If you’re like me, you might have guessed (or assumed) that Republicans in the midterm won their new U.S. House majority primarily through successful gerrymandering from prior cycles.
Apparently not. They may have won it the old-fashioned way.
New York Times Chief Political Analyst Nate Cohn reported this week that Republican House candidates actually got more collective votes nationwide than Democrats did (and therefore the Republican takeover of the House majority is more small-d democratically legitimate).
Yes, that’s right, although the nationwide margin was small (well, three percentage points if you call that small) if you mush all the 435 House races together, Republicans received 51 percent of the total vote to 48 for the Dems, leaving room for a tiny third-party vote.

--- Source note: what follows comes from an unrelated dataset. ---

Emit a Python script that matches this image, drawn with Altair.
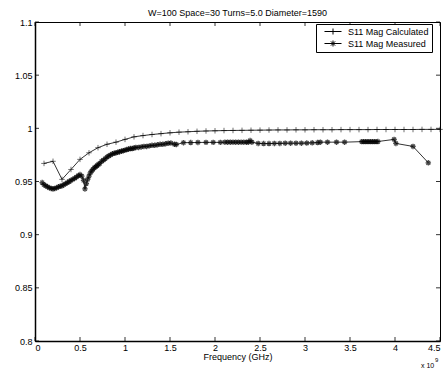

As regular readers of Black Ink know, I wasn’t rooting for the Republicans. But I believe in facing facts.
You can read the details via Cohn here, if you have access to the Times.
Cohn notes that something similar happened in 2020, when the national vote for House Republicans exceeded the national vote for their presidential nominee, whatshisname. But if you click through that link above you’ll see that in 44 of the 50 states, Republican House candidates in 2022 got a larger share of the votes than Trump got during his 2020 loss to Joe Biden.
(The six exceptions, in which House Democratic nominees in 2022 did a little better – although only in single digits better, percentage-wise – than Biden did in 2020 were Maine, New Hampshire, West Virginia, Kansas, Alaska and Hawaii.)
The explanation, rather obviously, is that Republican House nominees are a lot better-liked by their local Republicans than Trump was, at least after four years of experiencing Trump in the White House.
I’m not sure if this unexpected (at least to me) fact surprises you, but I pass it along for what it’s worth.